Tuesday, July 13, 2010

MAS to spend RM320m on ERP solution

NATIONAL carrier Malaysia Airlines (MAS) (3786) plans to invest RM320 million over three years in a computer-based solution to streamline operations and maximise business efficiency.

The enterprise resource planning (ERP) solution will replace existing systems and integrate MAS' finance, human resource, and engineering and maintenance operations in two phases from this year to 2012.

"The total benefit expected from the project is estimated at over RM120 million per year, once fully implemented in 2012," MAS managing director and chief executive officer Tengku Datuk Azmil Zahruddin told reporters at a briefing in Subang Jaya, Selangor, yesterday.

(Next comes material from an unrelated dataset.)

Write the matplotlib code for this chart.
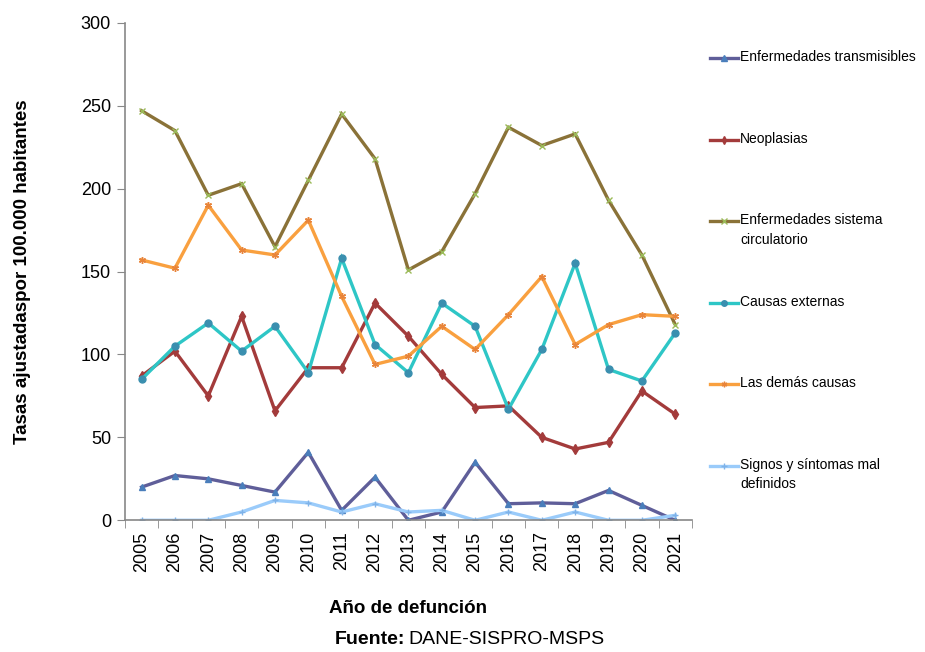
import numpy as np
import matplotlib.pyplot as plt
from matplotlib.lines import Line2D

plt.rcParams['font.family'] = ['Liberation Sans', 'DejaVu Sans']

# datos
years = [str(y) for y in range(2005, 2022)]
transmisibles = [20, 27, 25, 21, 17, 41, 6, 26, 0, 5, 35, 10, 10.5, 10, 18, 9, 0]
neoplasias = [87, 102, 75, 123, 66, 92, 92, 131, 111, 88, 68, 69, 50, 43, 47, 78, 64]
circulatorio = [247, 235, 196, 203, 165, 205, 245, 218, 151, 162, 197, 237, 226, 233, 193, 160, 118]
externas = [85, 105, 119, 102, 117, 89, 158, 106, 89, 131, 117, 67, 103, 155, 91, 84, 113]
demas = [157, 152, 190, 163, 160, 181, 135, 94, 99, 117, 103, 124, 147, 106, 118, 124, 123]
signos = [0, 0, 0, 5, 12, 10.5, 5, 10, 5, 6, 0, 5, 0, 5, 0, 0, 3]

series = [
    ('Enfermedades transmisibles', transmisibles, '#5F5E99', '^', '#4A7EBB'),
    ('Neoplasias', neoplasias, '#A33B3B', 'd', '#A33B3B'),
    ('Enfermedades sistema\ncirculatorio', circulatorio, '#8A7238', 'x', '#9BBB59'),
    ('Causas externas', externas, '#2EC6C6', 'o', '#3A8FAF'),
    ('Las demás causas', demas, '#F9A03F', (6, 2, 0), '#E8843A'),
    ('Signos y síntomas mal\ndefinidos', signos, '#9ACBFA', '+', '#7FB2E8'),
]

W, H = 925, 652
fig = plt.figure(figsize=(W / 100, H / 100), dpi=100)
ax = fig.add_axes([0.135, 0.202, 0.613, 0.763])

x = np.arange(len(years))
for name, vals, col, mk, mcol in series:
    ax.plot(x, vals, color=col, lw=2.4, marker=mk, ms=5, mfc=mcol, mec=mcol,
            mew=1.0, solid_joinstyle='miter')

ax.set_xlim(-0.5, len(years) - 0.5)
ax.set_ylim(0, 300)
ax.set_yticks(range(0, 301, 50))
ax.set_xticks(x)
ax.set_xticklabels(years, rotation=90, fontsize=13)
ax.set_xticks(np.arange(-0.5, len(years), 1), minor=True)
ax.tick_params(axis='x', which='major', length=0, pad=8)
ax.tick_params(axis='x', which='minor', length=6, color='#888888')
ax.tick_params(axis='y', length=6, color='#888888', labelsize=13, pad=4)

for s in ['top', 'right']:
    ax.spines[s].set_visible(False)
for s in ['left', 'bottom']:
    ax.spines[s].set_color('#888888')
    ax.spines[s].set_linewidth(1.2)

ax.set_ylabel('Tasas ajustadaspor 100.000 habitantes', fontsize=13.5,
              fontweight='bold', labelpad=36)
ax.set_xlabel('Año de defunción', fontsize=13.5, fontweight='bold', labelpad=20)

fig.text(0.438, 0.012, 'Fuente:', fontsize=14, fontweight='bold', ha='right')
fig.text(0.442, 0.012, 'DANE-SISPRO-MSPS', fontsize=14, ha='left')

# leyenda a la derecha, entradas con separación uniforme
y0, step = 58, 81.6
for i, (name, vals, col, mk, mcol) in enumerate(series):
    yc = 1 - (y0 + i * step) / H
    fig.add_artist(Line2D([710 / W, 738 / W], [yc, yc], color=col, lw=2.4,
                          transform=fig.transFigure))
    fig.add_artist(Line2D([724 / W], [yc], marker=mk, ms=4, mfc=mcol, mec=mcol,
                          mew=1.0, transform=fig.transFigure))
    fig.text(740 / W, yc + 8 / H, name, fontsize=10, va='top', ha='left',
             linespacing=1.5)

fig.savefig('out.png', dpi=100)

MAS picked HCL Axon and SAP as its partners for the project.
The system will centralise all the airline's data and allow it to obtain real-time information.

This will boost cost efficiency, improve decision-making and employee productivity, and optimise cash management, Tengku Azmil said.

"This is part of our overall business transformation process," he remarked.

MAS normally invests between 1 per cent and 2 per cent of its annual revenue in information technology, he added.

On another matter, Tengku Azmil said the airline was still in discussion with Airbus SAS over the repeated delays in the delivery of six superjumbo A380s.

Tengku Azmil, who had previously indicated that MAS might consider cancelling its order, said he "may" reach a decision on that before the end of the year.

"That's still under discussion, so anything I say now will be purely speculative," he said when pressed for updates on the matter.

MAS made a net profit of RM310 million in the first quarter of this year, due mainly to a RM329 million payment from Airbus as compensation for the late delivery of the six A380s.

Tengku Azmil declined to comment on the airline's second quarter results, saying only that, historically, the second quarter is "tougher" than the first.

It will report its second quarter results next month.